» TASK INPUT:
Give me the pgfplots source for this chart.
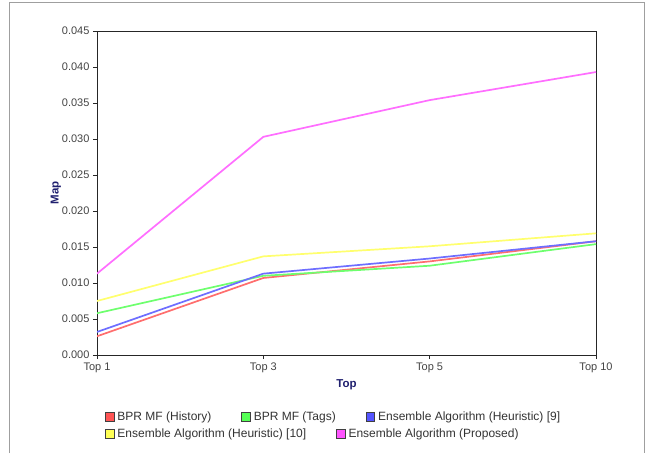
\documentclass[border=0pt]{standalone}
\usepackage{fontspec}
\setmainfont{Liberation Sans}
\usepackage{pgfplots}
\pgfplotsset{compat=1.18}
\definecolor{cRed}{HTML}{FF5555}
\definecolor{cGreen}{HTML}{55FF55}
\definecolor{cBlue}{HTML}{5555FF}
\definecolor{cYellow}{HTML}{FFFF55}
\definecolor{cPink}{HTML}{FF55FF}
\definecolor{tickgray}{HTML}{444444}
\definecolor{labnavy}{HTML}{20206F}
\pgfplotsset{
  legsq/.style={
    legend image code/.code={\draw[##1, draw=black!75, line width=0.8pt] (0pt,-4.5pt) rectangle (8.5pt,4.5pt);}
  }
}
\begin{document}
\begin{tikzpicture}
\path[use as bounding box] (0pt,0pt) rectangle (653pt,453pt);
\draw[gray!75, line width=1pt] (9.5pt,0pt) -- (9.5pt,450pt) -- (644pt,450pt) -- (644pt,0pt);
\begin{axis}[
  at={(97pt,98pt)}, anchor=south west,
  scale only axis, width=499pt, height=324pt,
  xmin=0, xmax=3, ymin=0, ymax=0.045,
  xtick={0,1,2,3}, xticklabels={Top 1,Top 3,Top 5,Top 10},
  ytick={0,0.005,0.01,0.015,0.02,0.025,0.03,0.035,0.04,0.045},
  scaled y ticks=false,
  yticklabel style={/pgf/number format/fixed, /pgf/number format/fixed zerofill, /pgf/number format/precision=3, /pgf/number format/assume math mode=true},
  ticklabel style={font=\fontsize{11}{12}\selectfont, text=tickgray},
  tick align=outside, tick pos=left, major tick length=4pt,
  axis line style={black!85, line width=0.8pt},
  tick style={black!85, line width=0.8pt},
  xlabel={\textbf{Top}}, ylabel={\textbf{Map}},
  label style={font=\fontsize{11.5}{13}\selectfont, text=labnavy},
  xlabel style={yshift=0pt},
  ylabel style={yshift=-6pt},
  legsq,
  legend style={draw=none, fill=none, at={(0.016,-0.191)}, anchor=west, inner sep=0pt,
    font=\fontsize{12}{13}\selectfont, text=black!80,
    /tikz/every odd column/.append style={column sep=1pt},
    /tikz/every even column/.append style={column sep=28pt}},
  legend columns=-1,
]
\addplot[cRed!85!white, line width=1.7pt, forget plot] coordinates {(0,0.0026) (1,0.0107) (2,0.0130) (3,0.0158)};
\addplot[cGreen!85!white, line width=1.7pt, forget plot] coordinates {(0,0.0058) (1,0.0110) (2,0.0124) (3,0.0154)};
\addplot[cBlue!85!white, line width=1.7pt, forget plot] coordinates {(0,0.0032) (1,0.0113) (2,0.0134) (3,0.0158)};
\addplot[cYellow!85!white, line width=1.7pt, forget plot] coordinates {(0,0.0075) (1,0.0137) (2,0.0151) (3,0.0169)};
\addplot[cPink!85!white, line width=1.7pt, forget plot] coordinates {(0,0.0113) (1,0.0303) (2,0.0354) (3,0.0393)};
\addlegendimage{fill=cRed}
\addlegendentry{BPR MF (History)}
\addlegendimage{fill=cGreen}
\addlegendentry{BPR MF (Tags)}
\addlegendimage{fill=cBlue}
\addlegendentry{Ensemble Algorithm (Heuristic) [9]}
\end{axis}
\begin{axis}[
  at={(97pt,98pt)}, anchor=south west,
  scale only axis, width=499pt, height=324pt,
  xmin=0, xmax=3, ymin=0, ymax=0.045,
  hide axis,
  legsq,
  legend style={draw=none, fill=none, at={(0.016,-0.244)}, anchor=west, inner sep=0pt,
    font=\fontsize{12}{13}\selectfont, text=black!80,
    /tikz/every odd column/.append style={column sep=1pt},
    /tikz/every even column/.append style={column sep=28pt}},
  legend columns=-1,
]
\addlegendimage{fill=cYellow}
\addlegendentry{Ensemble Algorithm (Heuristic) [10]}
\addlegendimage{fill=cPink}
\addlegendentry{Ensemble Algorithm (Proposed)}
\end{axis}
\end{tikzpicture}
\end{document}
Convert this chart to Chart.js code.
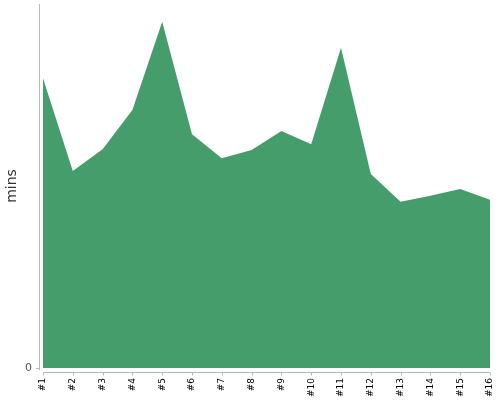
<!DOCTYPE html>
<html>
<head>
<meta charset="utf-8">
<script src="https://cdn.jsdelivr.net/npm/chart.js@4/dist/chart.umd.min.js"></script>
<style>
  html, body { margin: 0; padding: 0; background: #fff; }
  #wrap { width: 500px; height: 400px; }
</style>
</head>
<body>
<div id="wrap"><canvas id="area-chart"></canvas></div>
<script>
// data
var runs = ['#1','#2','#3','#4','#5','#6','#7','#8','#9','#10','#11','#12','#13','#14','#15','#16'];
var minutes = [79.6, 54.1, 60.1, 70.9, 95.1, 64.2, 57.6, 59.9, 65.1, 61.5, 88.0, 53.3, 45.7, 47.3, 49.2, 46.2];
var yTicks = [0];

var axisColor = '#bbbbbb';

// axis lines sit a few px away from the plot, drawn by hand
var axisLines = {
  id: 'axisLines',
  afterDraw: function(chart){
    var ctx = chart.ctx;
    var area = chart.chartArea;
    var x = chart.scales.x;
    var y = chart.scales.y;
    ctx.save();
    ctx.strokeStyle = axisColor;
    ctx.lineWidth = 1;
    ctx.beginPath();
    // y axis
    ctx.moveTo(area.left - 3.5, area.top);
    ctx.lineTo(area.left - 3.5, area.bottom + 2);
    for (var i = 0; i < yTicks.length; i++) {
      var py = Math.round(y.getPixelForValue(yTicks[i])) + 0.5;
      ctx.moveTo(area.left - 7, py);
      ctx.lineTo(area.left - 3.5, py);
    }
    // x axis
    var base = area.bottom + 4.5;
    ctx.moveTo(area.left, base);
    ctx.lineTo(area.right, base);
    for (var j = 0; j < runs.length; j++) {
      var px = Math.round(x.getPixelForValue(j)) + 0.5;
      ctx.moveTo(px, base);
      ctx.lineTo(px, base + 3);
    }
    ctx.stroke();
    ctx.restore();
  }
};

var ctx = document.getElementById('area-chart').getContext('2d');
var chart = new Chart(ctx, {
  type: 'line',
  data: {
    labels: runs,
    datasets: [{
      label: 'mins',
      data: minutes,
      fill: 'origin',
      backgroundColor: '#459d6c',
      borderColor: '#459d6c',
      borderWidth: 0,
      pointRadius: 0,
      tension: 0
    }]
  },
  options: {
    responsive: true,
    maintainAspectRatio: false,
    animation: false,
    layout: { padding: { top: 4, right: 10, left: 0, bottom: 0 } },
    plugins: {
      legend: { display: false },
      tooltip: { enabled: false }
    },
    scales: {
      x: {
        offset: false,
        grid: { display: false, drawTicks: false },
        border: { display: false },
        ticks: {
          autoSkip: false,
          minRotation: 90,
          maxRotation: 90,
          padding: 10,
          color: '#000',
          font: { family: 'DejaVu Sans', size: 9 }
        },
        afterFit: function(scale){
          scale.height = 32;
          scale.paddingLeft = 0;
          scale.paddingRight = 0;
        }
      },
      y: {
        min: 0,
        max: 100,
        grid: { display: false, drawTicks: false },
        border: { display: false },
        afterBuildTicks: function(scale){
          scale.ticks = yTicks.map(function(v){ return { value: v }; });
        },
        ticks: {
          padding: 11,
          color: '#555',
          font: { family: 'DejaVu Sans', size: 11 }
        },
        title: {
          display: true,
          text: 'mins',
          color: '#333',
          padding: { top: 4, bottom: 0 },
          font: { family: 'DejaVu Sans', size: 14 }
        },
        afterFit: function(scale){
          scale.width = 43;
          scale.paddingTop = 0;
          scale.paddingBottom = 0;
        }
      }
    }
  },
  plugins: [axisLines]
});
</script>
</body>
</html>
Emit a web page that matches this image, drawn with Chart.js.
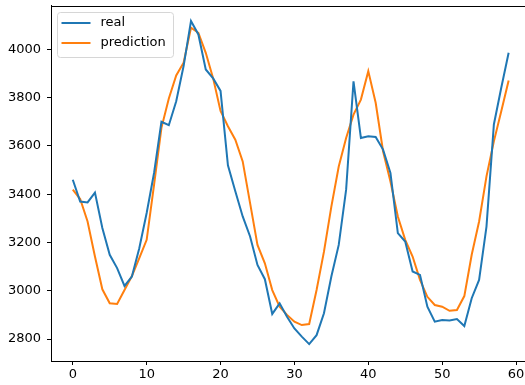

» STATED EXERCISE:
Scan the listing above. Gather each line that contains the word "code".

» WRITTEN SOLUTION:
    legend image code/.code={\draw[##1, draw=black!75, line width=0.8pt] (0pt,-4.5pt) rectangle (8.5pt,4.5pt);}
Convert this chart to Chart.js code.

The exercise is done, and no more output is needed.